Las monjas permanecieron en Avilés diez años, hasta que en 1847 la autoridad provincial las remueve nuevamente al monasterio ovetense de donde las había obligado a salir. Otra decisión que tal baila.

Serrat a pie de campanario.
El caso es que la Abadesa de las Clarisas solicitó autorización a la Autoridad Civil y Eclesiástica de la Provincia para llevarse a Oviedo las dos mayores campanas de la torre. La autorización fue concedida por la autoridad provincial y ahí se armó la de Dios es Cristo.
El Ayuntamiento, con Francisco Quevedo (no confundir con el famoso escritor) al frente, se niega. Y es que el ambiente entre la ciudadanía estaba electrizado ante lo que consideraban un expolio y una afrenta a Avilés, el hecho de que se llevaran aquellas campanas costeadas además, en su día, por suscripción pública la mayor de ellas (306 Kg. con un diámetro de 80 centímetros y una altura de 78) y la segunda por la popular Cofradía de San Antonio.

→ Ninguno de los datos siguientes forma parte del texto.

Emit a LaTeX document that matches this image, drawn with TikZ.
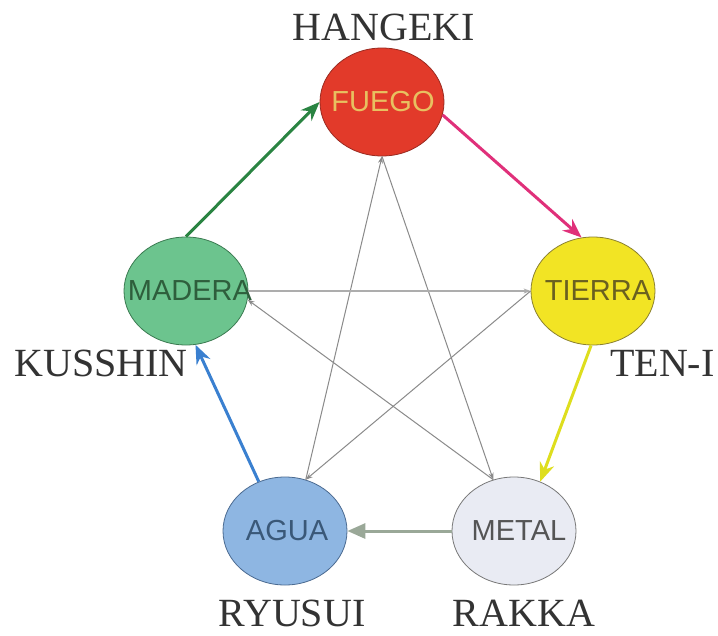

A cada intento de bajar las mismas de la torre del convento, el lugar se llenaba de avilesinos tratando de evitar la maniobra. Y así una y otra vez.
Las autoridades provinciales comienzan a perder la paciencia y de nada sirven las negociaciones que quiso entablar el consistorio avilesino utilizando ante la autoridad provincial al influyente marqués de Ferrera. Que si quieres arroz Catalina.
Total que como quiera que la población ‘amotinada’ impedía –ocupando convento y torre– que se llevaran de Avilés las campanas a la capital, desde ésta la autoridad provincial ordenó la ocupación militar de la villa (acompañado de algunas prohibiciones como reuniones y manifestaciones) entre el 24 y el 28 de febrero, siendo descolgadas las campanas y transportadas a Oviedo.
El Ayuntamiento fue acusado de complicidad y el alcalde multado y aunque posteriormente se le condonó la multa, en el ambiente quedó una frustración ciudadana que estallaría tres meses más tarde en otra revuelta que ésta si que tuvo un final trágico. Hablo del ‘Motín del maíz’ o ‘Motín de la fame’, un episodio aparte.

Monasterio de San Pelayo de Oviedo, en cuyo jardín está -como adorno- la campana mayor de Avilés.
¿Y que fue de las campanas que se llevaron las monjas Clarisas? Sobre esto publicó Agustín Albuerne, franciscano seglar, en LA VOZ DE AVILÉS del 10 de julio de 2007, un articulo donde explica que las monjas que se llevaron de aquí las campanas, las vendieron cuando volvieron a ser expulsadas, nuevamente, de Oviedo y trasladadas a Villaviciosa. Al no poder llevar (por su peso) la campana grande la vendieron (4.662 reales de vellón) en 1880 al monasterio de San Pelayo de Oviedo que la instaló en su campanario hasta que en 1992 fue retirada del mismo y pasó a adornar el jardín ovetense de las monjas Pelayas.
Historia triste que me remite a Joan Manuel Serrat, de quien en su estancia en Avilés conservo una foto –publicada en ‘Asturias Semanal’– a los pies del campanario de San Nicolás de Bari, el del motín. La foto de Serrat es de tiempos anteriores a su monumental ‘Mediterráneo’, cuando una de sus piezas más sonadas era ‘Canción de madrugada’ (‘Cançó de matinada’) aquella donde canta «Nos lo ha de decir la voz temblorosa y triste de un campanario, un golpe de luz y el grito de una garza que ha despertado».
Conste que en el centro de Avilés ha resucitado, en parte, el sonido de las campanas desde hace diez años cuando la parroquia de San Nicolás (donde estuvieron las del motín) adquirió tres nuevas.
De campanas, campaneros y campanarios vamos en Avilés dignificados cuando no damnificados.